Happy Birthday Glenn Frey
Glenn Lewis Frey (November 6, 1948 – January 18, 2016)
Glenn Frey was best known as one of the two most popular and longest tenured members (along with Don Henley) of the Eagles, and as an intermittently successful solo artist in the decades since that band broke up. Although associated closely with the Eagles' brand of Southern California-spawned laid-back country-rock, Frey's origins were a long way away from the place and the music that his work came to epitomize. He was born in Detroit in 1948 and grew up in Royal Oak, Michigan. Music was just one of many interests that drove him during childhood.
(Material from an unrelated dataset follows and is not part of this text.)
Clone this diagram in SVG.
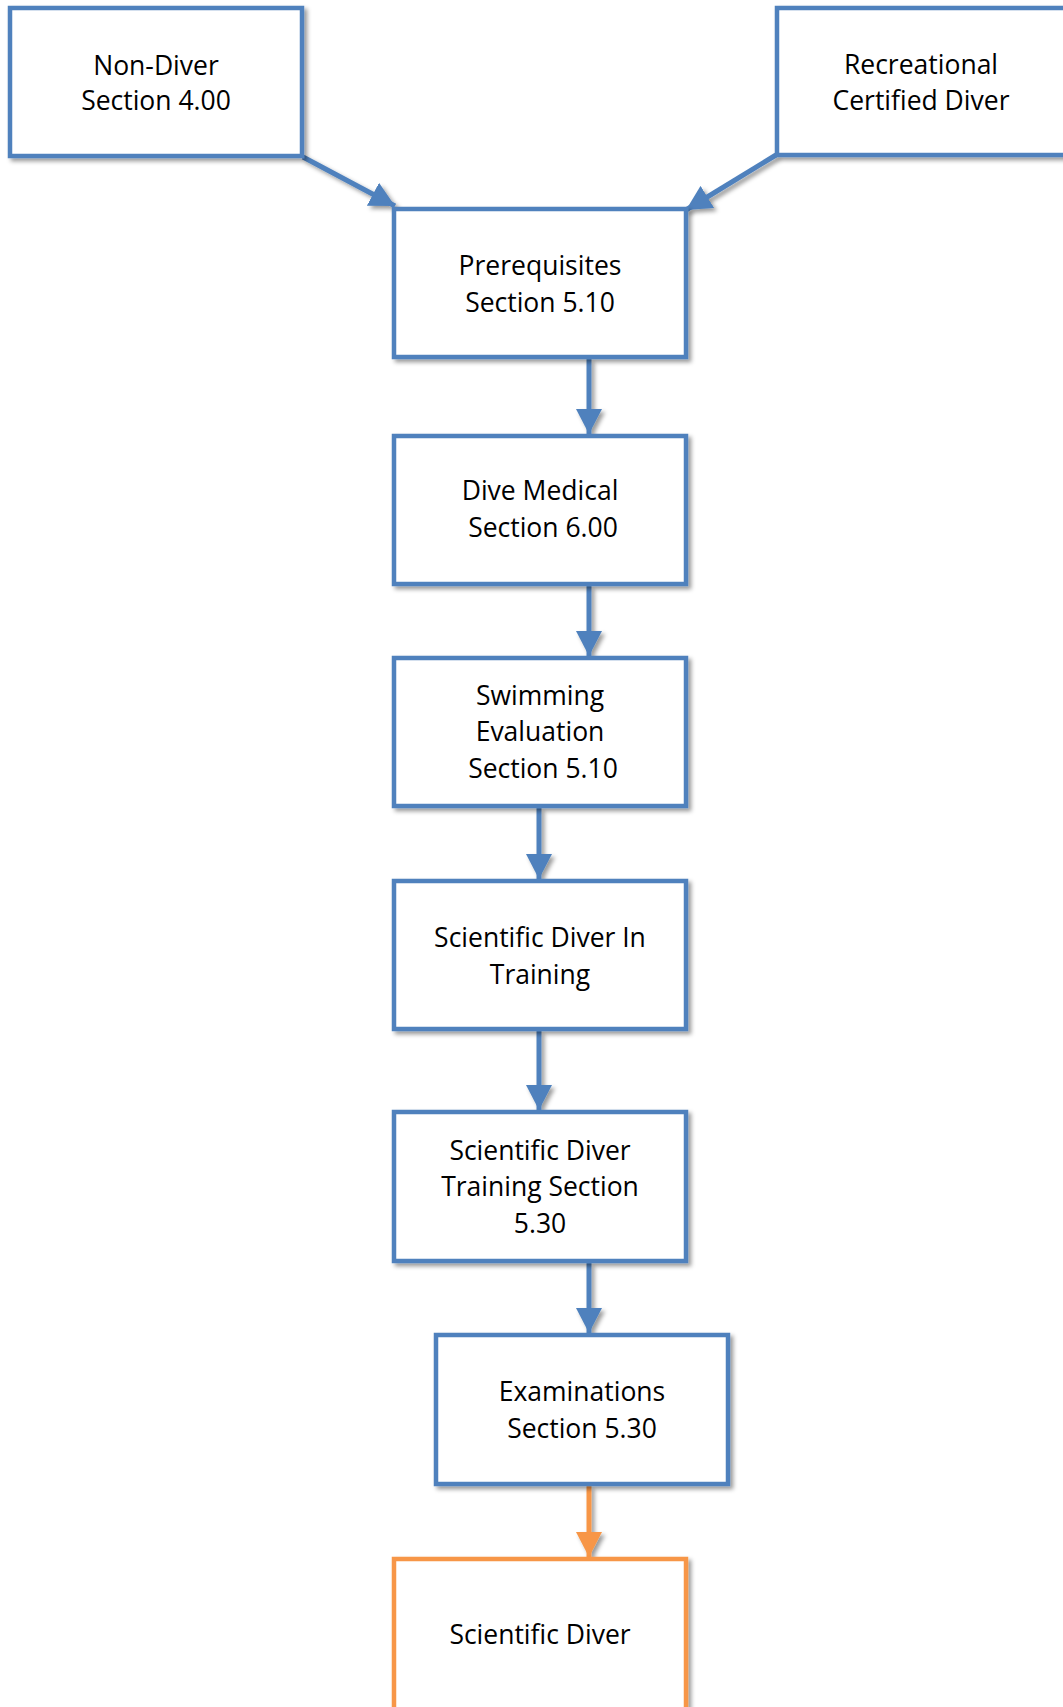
<svg xmlns="http://www.w3.org/2000/svg" width="1063" height="1707" viewBox="0 0 1063 1707">
  <style>
    .box { fill: #ffffff; stroke: #4F81BD; stroke-width: 4.5; }
    .box.final { stroke: #F79646; }
    .lbl { font-family: "Open Sans", "Noto Sans", "Liberation Sans", sans-serif; font-size: 26.5px; fill: #000000; text-anchor: middle; }
    .conn { stroke: #4F81BD; stroke-width: 5; fill: none; }
    .conn.final { stroke: #F79646; }
  </style>
  <defs>
    <filter id="sh" x="-10%" y="-10%" width="130%" height="130%">
      <feDropShadow dx="3" dy="3" stdDeviation="2" flood-color="#000000" flood-opacity="0.4"/>
    </filter>
    <marker id="ab" viewBox="0 0 25 26" refX="25" refY="13" markerWidth="25" markerHeight="26" markerUnits="userSpaceOnUse" orient="auto">
      <path d="M0,0 L25,13 L0,26 Z" fill="#4F81BD"/>
    </marker>
    <marker id="ao" viewBox="0 0 25 26" refX="25" refY="13" markerWidth="25" markerHeight="26" markerUnits="userSpaceOnUse" orient="auto">
      <path d="M0,0 L25,13 L0,26 Z" fill="#F79646"/>
    </marker>
  </defs>
  <rect width="1063" height="1707" fill="#ffffff"/>

  <g id="connectors" filter="url(#sh)">
    <path class="conn" d="M303,157 L395,206" marker-end="url(#ab)"/>
    <path class="conn" d="M776,155 L686,210" marker-end="url(#ab)"/>
    <path class="conn" d="M589,359 L589,434" marker-end="url(#ab)"/>
    <path class="conn" d="M589,586 L589,656" marker-end="url(#ab)"/>
    <path class="conn" d="M539,808 L539,879" marker-end="url(#ab)"/>
    <path class="conn" d="M539,1031 L539,1110" marker-end="url(#ab)"/>
    <path class="conn" d="M589,1263 L589,1333" marker-end="url(#ab)"/>
    <path class="conn final" d="M589,1486 L589,1557" marker-end="url(#ao)"/>
  </g>

  <g id="non-diver">
    <rect class="box" x="10" y="8" width="292" height="148" filter="url(#sh)"/>
    <text class="lbl" x="156" y="75">Non-Diver</text>
    <text class="lbl" x="156" y="110">Section 4.00</text>
  </g>
  <g id="recreational">
    <rect class="box" x="777" y="8" width="290" height="147" filter="url(#sh)"/>
    <text class="lbl" x="921" y="74">Recreational</text>
    <text class="lbl" x="921" y="110">Certified Diver</text>
  </g>
  <g id="prerequisites">
    <rect class="box" x="394" y="209" width="292" height="148" filter="url(#sh)"/>
    <text class="lbl" x="540" y="275">Prerequisites</text>
    <text class="lbl" x="540" y="312">Section 5.10</text>
  </g>
  <g id="dive-medical">
    <rect class="box" x="394" y="436" width="292" height="148" filter="url(#sh)"/>
    <text class="lbl" x="540" y="500">Dive Medical</text>
    <text class="lbl" x="543" y="537">Section 6.00</text>
  </g>
  <g id="swimming">
    <rect class="box" x="394" y="658" width="292" height="148" filter="url(#sh)"/>
    <text class="lbl" x="540" y="705">Swimming</text>
    <text class="lbl" x="540" y="741">Evaluation</text>
    <text class="lbl" x="543" y="778">Section 5.10</text>
  </g>
  <g id="sdit">
    <rect class="box" x="394" y="881" width="292" height="148" filter="url(#sh)"/>
    <text class="lbl" x="540" y="947">Scientific Diver In</text>
    <text class="lbl" x="540" y="984">Training</text>
  </g>
  <g id="sdt">
    <rect class="box" x="394" y="1112" width="292" height="149" filter="url(#sh)"/>
    <text class="lbl" x="540" y="1160">Scientific Diver</text>
    <text class="lbl" x="540" y="1196">Training Section</text>
    <text class="lbl" x="540" y="1233">5.30</text>
  </g>
  <g id="examinations">
    <rect class="box" x="436" y="1335" width="292" height="149" filter="url(#sh)"/>
    <text class="lbl" x="582" y="1401">Examinations</text>
    <text class="lbl" x="582" y="1438">Section 5.30</text>
  </g>
  <g id="scientific-diver">
    <rect class="box final" x="394" y="1559" width="292" height="160" filter="url(#sh)"/>
    <text class="lbl" x="540" y="1644">Scientific Diver</text>
  </g>
</svg>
A precocious youth, he was an avid reader and, despite his relatively small stature, a serious athlete in elementary and junior high school. He also took piano lessons from age five -- at the insistence of his parents -- until just before his teen years. His interests in high school included such advanced and outre subjects as the writings of Jack Kerouac and the films and image of actor James Dean, who died when Frey was seven years old; they reflected a rebellious and aggressive nature that also manifested itself in an attraction to rock & roll. The music had come along during Frey's childhood -- he was seven when "Rock Around the Clock" shot to number one on the charts, and eight when Elvis Presley became a national phenomenon. In contrast to his future bandmate Timothy B. Schmit, Frey was never a would-be folkie, but jumped right into rock & roll, especially after he saw -- at age 16 -- how girls reacted to rock stars on-stage.